→ **Instruction**
Each line of the listing must be transcribed exactly, except for the images, which should be excluded.

→ **Listed records**

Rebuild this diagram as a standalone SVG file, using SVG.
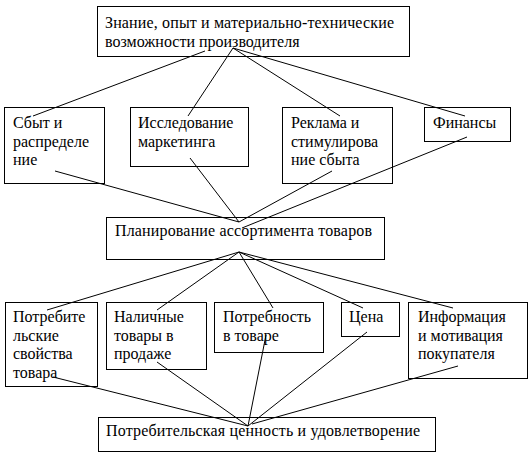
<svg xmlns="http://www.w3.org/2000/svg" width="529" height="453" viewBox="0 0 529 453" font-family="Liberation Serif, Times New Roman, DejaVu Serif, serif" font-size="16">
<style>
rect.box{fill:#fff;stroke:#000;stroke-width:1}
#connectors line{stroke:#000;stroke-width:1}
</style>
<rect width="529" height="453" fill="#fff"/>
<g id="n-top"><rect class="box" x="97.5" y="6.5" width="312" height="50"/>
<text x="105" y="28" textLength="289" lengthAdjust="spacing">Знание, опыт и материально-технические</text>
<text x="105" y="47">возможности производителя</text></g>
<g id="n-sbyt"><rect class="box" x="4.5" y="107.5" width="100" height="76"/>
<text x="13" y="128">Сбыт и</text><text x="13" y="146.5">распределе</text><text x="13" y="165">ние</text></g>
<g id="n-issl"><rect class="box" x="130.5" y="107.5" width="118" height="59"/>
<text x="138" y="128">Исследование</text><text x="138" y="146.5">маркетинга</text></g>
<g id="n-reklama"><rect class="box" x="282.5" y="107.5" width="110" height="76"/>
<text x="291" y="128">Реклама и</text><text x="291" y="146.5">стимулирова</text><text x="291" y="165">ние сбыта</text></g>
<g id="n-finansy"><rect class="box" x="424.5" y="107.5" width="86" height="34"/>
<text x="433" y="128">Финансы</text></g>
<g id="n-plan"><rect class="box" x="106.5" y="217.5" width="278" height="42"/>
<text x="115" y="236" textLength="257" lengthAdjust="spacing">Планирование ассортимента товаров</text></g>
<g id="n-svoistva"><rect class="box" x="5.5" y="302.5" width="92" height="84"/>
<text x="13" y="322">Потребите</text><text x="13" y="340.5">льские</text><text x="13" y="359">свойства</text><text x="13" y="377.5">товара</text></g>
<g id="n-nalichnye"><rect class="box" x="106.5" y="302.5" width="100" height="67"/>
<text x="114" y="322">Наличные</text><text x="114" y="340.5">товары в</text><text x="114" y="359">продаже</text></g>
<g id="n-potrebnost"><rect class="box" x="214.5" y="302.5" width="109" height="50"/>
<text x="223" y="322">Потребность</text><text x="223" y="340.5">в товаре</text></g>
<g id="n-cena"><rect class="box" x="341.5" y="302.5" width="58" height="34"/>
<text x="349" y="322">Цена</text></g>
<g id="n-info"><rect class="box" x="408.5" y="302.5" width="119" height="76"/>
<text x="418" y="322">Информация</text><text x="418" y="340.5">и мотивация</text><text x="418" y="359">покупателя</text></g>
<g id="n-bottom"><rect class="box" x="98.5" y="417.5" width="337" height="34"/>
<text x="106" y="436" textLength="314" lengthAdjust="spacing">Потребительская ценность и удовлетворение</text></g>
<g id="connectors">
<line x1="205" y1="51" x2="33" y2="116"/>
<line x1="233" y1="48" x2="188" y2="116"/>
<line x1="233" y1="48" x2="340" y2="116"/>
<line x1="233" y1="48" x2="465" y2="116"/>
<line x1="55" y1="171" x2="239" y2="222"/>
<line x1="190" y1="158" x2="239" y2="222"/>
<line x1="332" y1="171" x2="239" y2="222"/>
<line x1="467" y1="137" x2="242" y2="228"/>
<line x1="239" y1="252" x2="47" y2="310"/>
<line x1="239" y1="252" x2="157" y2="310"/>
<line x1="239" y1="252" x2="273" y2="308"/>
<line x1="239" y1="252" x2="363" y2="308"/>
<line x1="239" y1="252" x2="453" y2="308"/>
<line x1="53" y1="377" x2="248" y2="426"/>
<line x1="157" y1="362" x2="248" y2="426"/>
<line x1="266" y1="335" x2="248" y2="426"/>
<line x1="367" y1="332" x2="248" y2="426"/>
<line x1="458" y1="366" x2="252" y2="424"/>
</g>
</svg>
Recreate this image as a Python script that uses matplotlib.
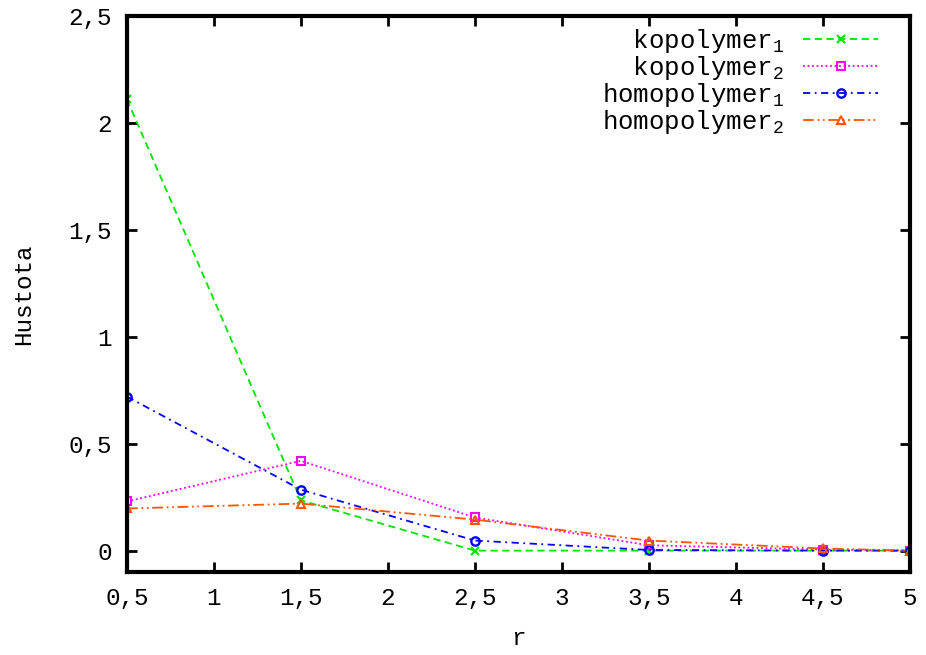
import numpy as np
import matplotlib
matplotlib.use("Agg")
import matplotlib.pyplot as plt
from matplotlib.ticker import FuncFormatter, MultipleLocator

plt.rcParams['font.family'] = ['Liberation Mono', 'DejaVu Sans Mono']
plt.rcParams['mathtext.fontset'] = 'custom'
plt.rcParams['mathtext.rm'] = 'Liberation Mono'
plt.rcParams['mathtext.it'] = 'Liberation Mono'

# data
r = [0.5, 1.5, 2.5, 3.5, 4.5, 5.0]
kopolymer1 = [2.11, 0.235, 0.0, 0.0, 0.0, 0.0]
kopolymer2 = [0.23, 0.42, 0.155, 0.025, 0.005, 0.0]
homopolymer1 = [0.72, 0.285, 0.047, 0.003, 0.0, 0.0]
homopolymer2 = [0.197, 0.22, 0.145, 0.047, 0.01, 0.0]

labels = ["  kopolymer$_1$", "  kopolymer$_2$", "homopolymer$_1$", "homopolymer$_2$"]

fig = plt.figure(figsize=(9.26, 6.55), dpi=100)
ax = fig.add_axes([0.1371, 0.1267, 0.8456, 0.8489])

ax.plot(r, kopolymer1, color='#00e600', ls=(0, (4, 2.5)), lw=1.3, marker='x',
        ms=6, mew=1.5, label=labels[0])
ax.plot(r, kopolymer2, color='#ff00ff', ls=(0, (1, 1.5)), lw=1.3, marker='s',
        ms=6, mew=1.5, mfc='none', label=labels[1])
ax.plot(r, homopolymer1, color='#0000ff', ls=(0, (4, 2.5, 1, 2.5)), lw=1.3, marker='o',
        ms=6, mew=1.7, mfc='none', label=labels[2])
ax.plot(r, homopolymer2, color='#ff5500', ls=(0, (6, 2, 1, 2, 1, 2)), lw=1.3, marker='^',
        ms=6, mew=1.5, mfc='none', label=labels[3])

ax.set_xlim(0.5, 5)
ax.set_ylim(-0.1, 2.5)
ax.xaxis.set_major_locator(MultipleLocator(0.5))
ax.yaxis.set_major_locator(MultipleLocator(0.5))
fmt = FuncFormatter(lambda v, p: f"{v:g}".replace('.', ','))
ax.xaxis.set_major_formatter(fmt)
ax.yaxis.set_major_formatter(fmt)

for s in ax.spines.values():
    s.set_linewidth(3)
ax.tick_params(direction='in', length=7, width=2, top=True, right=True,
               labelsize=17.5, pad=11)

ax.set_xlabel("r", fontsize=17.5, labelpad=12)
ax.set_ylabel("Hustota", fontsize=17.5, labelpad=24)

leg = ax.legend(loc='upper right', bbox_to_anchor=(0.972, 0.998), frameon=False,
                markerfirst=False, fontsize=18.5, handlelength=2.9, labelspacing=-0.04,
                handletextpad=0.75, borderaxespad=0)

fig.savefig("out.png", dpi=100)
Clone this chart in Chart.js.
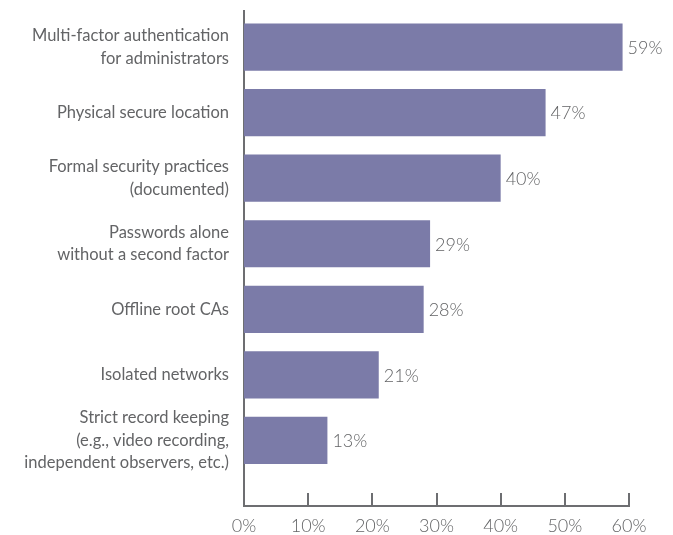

→ **Task output**
Rebuild this diagram as a standalone SVG file, using SVG.
<svg xmlns="http://www.w3.org/2000/svg" width="529" height="453" viewBox="0 0 529 453" font-family="Liberation Serif, Times New Roman, DejaVu Serif, serif" font-size="16">
<style>
rect.box{fill:#fff;stroke:#000;stroke-width:1}
#connectors line{stroke:#000;stroke-width:1}
</style>
<rect width="529" height="453" fill="#fff"/>
<g id="n-top"><rect class="box" x="97.5" y="6.5" width="312" height="50"/>
<text x="105" y="28" textLength="289" lengthAdjust="spacing">Знание, опыт и материально-технические</text>
<text x="105" y="47">возможности производителя</text></g>
<g id="n-sbyt"><rect class="box" x="4.5" y="107.5" width="100" height="76"/>
<text x="13" y="128">Сбыт и</text><text x="13" y="146.5">распределе</text><text x="13" y="165">ние</text></g>
<g id="n-issl"><rect class="box" x="130.5" y="107.5" width="118" height="59"/>
<text x="138" y="128">Исследование</text><text x="138" y="146.5">маркетинга</text></g>
<g id="n-reklama"><rect class="box" x="282.5" y="107.5" width="110" height="76"/>
<text x="291" y="128">Реклама и</text><text x="291" y="146.5">стимулирова</text><text x="291" y="165">ние сбыта</text></g>
<g id="n-finansy"><rect class="box" x="424.5" y="107.5" width="86" height="34"/>
<text x="433" y="128">Финансы</text></g>
<g id="n-plan"><rect class="box" x="106.5" y="217.5" width="278" height="42"/>
<text x="115" y="236" textLength="257" lengthAdjust="spacing">Планирование ассортимента товаров</text></g>
<g id="n-svoistva"><rect class="box" x="5.5" y="302.5" width="92" height="84"/>
<text x="13" y="322">Потребите</text><text x="13" y="340.5">льские</text><text x="13" y="359">свойства</text><text x="13" y="377.5">товара</text></g>
<g id="n-nalichnye"><rect class="box" x="106.5" y="302.5" width="100" height="67"/>
<text x="114" y="322">Наличные</text><text x="114" y="340.5">товары в</text><text x="114" y="359">продаже</text></g>
<g id="n-potrebnost"><rect class="box" x="214.5" y="302.5" width="109" height="50"/>
<text x="223" y="322">Потребность</text><text x="223" y="340.5">в товаре</text></g>
<g id="n-cena"><rect class="box" x="341.5" y="302.5" width="58" height="34"/>
<text x="349" y="322">Цена</text></g>
<g id="n-info"><rect class="box" x="408.5" y="302.5" width="119" height="76"/>
<text x="418" y="322">Информация</text><text x="418" y="340.5">и мотивация</text><text x="418" y="359">покупателя</text></g>
<g id="n-bottom"><rect class="box" x="98.5" y="417.5" width="337" height="34"/>
<text x="106" y="436" textLength="314" lengthAdjust="spacing">Потребительская ценность и удовлетворение</text></g>
<g id="connectors">
<line x1="205" y1="51" x2="33" y2="116"/>
<line x1="233" y1="48" x2="188" y2="116"/>
<line x1="233" y1="48" x2="340" y2="116"/>
<line x1="233" y1="48" x2="465" y2="116"/>
<line x1="55" y1="171" x2="239" y2="222"/>
<line x1="190" y1="158" x2="239" y2="222"/>
<line x1="332" y1="171" x2="239" y2="222"/>
<line x1="467" y1="137" x2="242" y2="228"/>
<line x1="239" y1="252" x2="47" y2="310"/>
<line x1="239" y1="252" x2="157" y2="310"/>
<line x1="239" y1="252" x2="273" y2="308"/>
<line x1="239" y1="252" x2="363" y2="308"/>
<line x1="239" y1="252" x2="453" y2="308"/>
<line x1="53" y1="377" x2="248" y2="426"/>
<line x1="157" y1="362" x2="248" y2="426"/>
<line x1="266" y1="335" x2="248" y2="426"/>
<line x1="367" y1="332" x2="248" y2="426"/>
<line x1="458" y1="366" x2="252" y2="424"/>
</g>
</svg>
Recreate this image as a Python script that uses matplotlib.
import numpy as np
import matplotlib
matplotlib.use("Agg")
import matplotlib.pyplot as plt
from matplotlib.ticker import FuncFormatter, MultipleLocator

plt.rcParams['font.family'] = ['Liberation Mono', 'DejaVu Sans Mono']
plt.rcParams['mathtext.fontset'] = 'custom'
plt.rcParams['mathtext.rm'] = 'Liberation Mono'
plt.rcParams['mathtext.it'] = 'Liberation Mono'

# data
r = [0.5, 1.5, 2.5, 3.5, 4.5, 5.0]
kopolymer1 = [2.11, 0.235, 0.0, 0.0, 0.0, 0.0]
kopolymer2 = [0.23, 0.42, 0.155, 0.025, 0.005, 0.0]
homopolymer1 = [0.72, 0.285, 0.047, 0.003, 0.0, 0.0]
homopolymer2 = [0.197, 0.22, 0.145, 0.047, 0.01, 0.0]

labels = ["  kopolymer$_1$", "  kopolymer$_2$", "homopolymer$_1$", "homopolymer$_2$"]

fig = plt.figure(figsize=(9.26, 6.55), dpi=100)
ax = fig.add_axes([0.1371, 0.1267, 0.8456, 0.8489])

ax.plot(r, kopolymer1, color='#00e600', ls=(0, (4, 2.5)), lw=1.3, marker='x',
        ms=6, mew=1.5, label=labels[0])
ax.plot(r, kopolymer2, color='#ff00ff', ls=(0, (1, 1.5)), lw=1.3, marker='s',
        ms=6, mew=1.5, mfc='none', label=labels[1])
ax.plot(r, homopolymer1, color='#0000ff', ls=(0, (4, 2.5, 1, 2.5)), lw=1.3, marker='o',
        ms=6, mew=1.7, mfc='none', label=labels[2])
ax.plot(r, homopolymer2, color='#ff5500', ls=(0, (6, 2, 1, 2, 1, 2)), lw=1.3, marker='^',
        ms=6, mew=1.5, mfc='none', label=labels[3])

ax.set_xlim(0.5, 5)
ax.set_ylim(-0.1, 2.5)
ax.xaxis.set_major_locator(MultipleLocator(0.5))
ax.yaxis.set_major_locator(MultipleLocator(0.5))
fmt = FuncFormatter(lambda v, p: f"{v:g}".replace('.', ','))
ax.xaxis.set_major_formatter(fmt)
ax.yaxis.set_major_formatter(fmt)

for s in ax.spines.values():
    s.set_linewidth(3)
ax.tick_params(direction='in', length=7, width=2, top=True, right=True,
               labelsize=17.5, pad=11)

ax.set_xlabel("r", fontsize=17.5, labelpad=12)
ax.set_ylabel("Hustota", fontsize=17.5, labelpad=24)

leg = ax.legend(loc='upper right', bbox_to_anchor=(0.972, 0.998), frameon=False,
                markerfirst=False, fontsize=18.5, handlelength=2.9, labelspacing=-0.04,
                handletextpad=0.75, borderaxespad=0)

fig.savefig("out.png", dpi=100)
Clone this chart in Chart.js.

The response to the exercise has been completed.